Use a different perspective. Getting low down adds drama. It makes athletes look bigger and more heroic. It also gives a better sense of setting and action.
Timing is everything. Anticipate the action. You can use ‘burst’ or ‘continuous’ shooting but don’t rely on it and use it all the time. You will have hundreds of photos to sort through for a good one. Don’t waste time by ‘chimping’ that is checking all the time in the LCD screen you may miss the best shot of all. Focus on getting the shot.
Use composition rules to help create a sense of motion in photos. Have more active space than dead space. Try to have the moving object moving into the scene not out of it. (Remember rules can be broken for effect.
Don’t forget to use different angles, especially down low for moving objects to look bigger and more powerful.
Backgrounds can be blurred to avoid distracting objects in the background especially spectators.
To make the focal point stand out use a slow shutter speed to blur a moving object behind the subject. Focus on the subject.
Perfect settings, timing, composition won’t count for anything if you mess up the focus. Manual focus is too slow for fast moving objects. Automatic focus, using the shutter button is also cumbersome as the camera wants to lock onto other objects like spectators or advertisements so consider using the back button for focusing. It gives you more control and frees up the shutter button to do its other jobs.

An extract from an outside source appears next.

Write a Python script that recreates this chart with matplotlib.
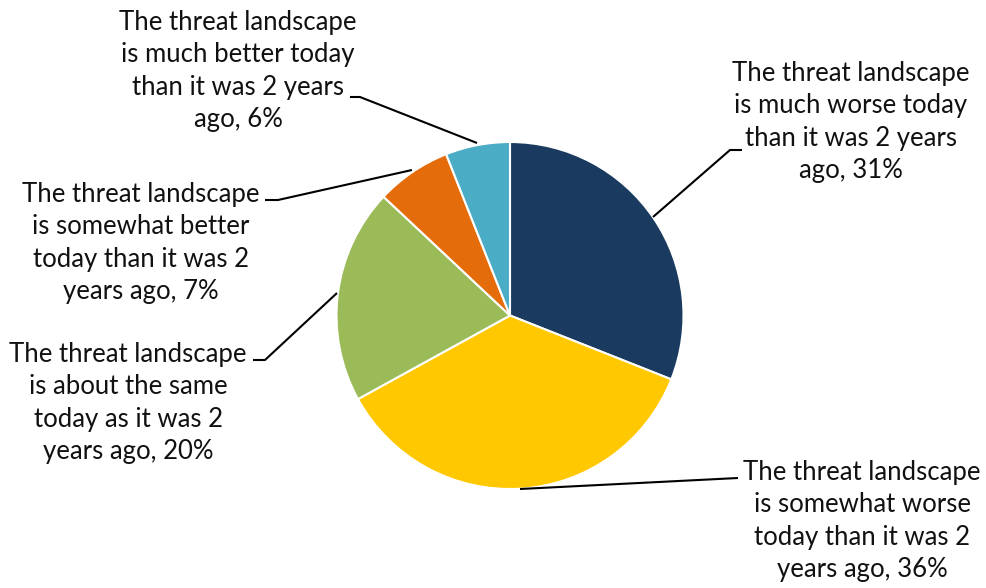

Back button focusing. Cameras have a dizzying array of automatic focal points, which are good, but you don’t have time to fiddle with them with fast moving subjects. By using a separate button you can do a lot more with your photographs. If your camera has an AF-ON button use it. If not read your manual, which will tell you how to use one of your other buttons.
By using the back button you no longer have to hunt for the right auto focus point or wait for the camera to focus on the right place. Trying to keep the moving subject in focus with the shutter button is difficult. It easier to focus with the back button whether it is: people, animals, cars, or a petal in the wind.
Use the centre focus point to focus on the subject then release your thumb and recompose, it’s faster than autofocus and you can take the shot when you want. Or you can hold the back button down to continually adjust the focus and press the shutter to snap photos when you want.
Focus Modes- Manual, Single shot and Continuous. Using the back button does all three just by moving your thumb.
Manual. Take your thumb off the back button and focus by rotating the lens. (Make sure your lens is set to MF)
Single. (AF-S Nikon/ One Shot Canon) Press your thumb on the back button until your camera is in focus, and then lift your thumb up to keep the focus locked until you press the button again.
Continuous. Hold your thumb on the back button as long as you want, forcing your camera to continually adjust until you take the picture. You must be using Continuous focus mode for this to work (AF-C Nikon/ Al Servo Canon)
Another focus trick is to Pre Focus on a spot where you know the subject will be.
A different way to add a sense of motion to your image is to use your ‘burst’ or ‘continuous’ feature on your camera to take a sequence of shots of the moving subject and then stitch them together with a post-processing program.
Adding motion to your photos can be fun but frustrating. It takes a lot of practice, practice, and practice. Approach it with an experimental attitude. Mix up your shots if you are at an event. Shoot some with a fast shutter speed to freeze the action. Shoot some with a blurry background. Shoot some with a blurry subject. Shoot some from a different perspective. Try to catch expressions up close. Your whole shot may be blurry but this can add to the shot sometimes.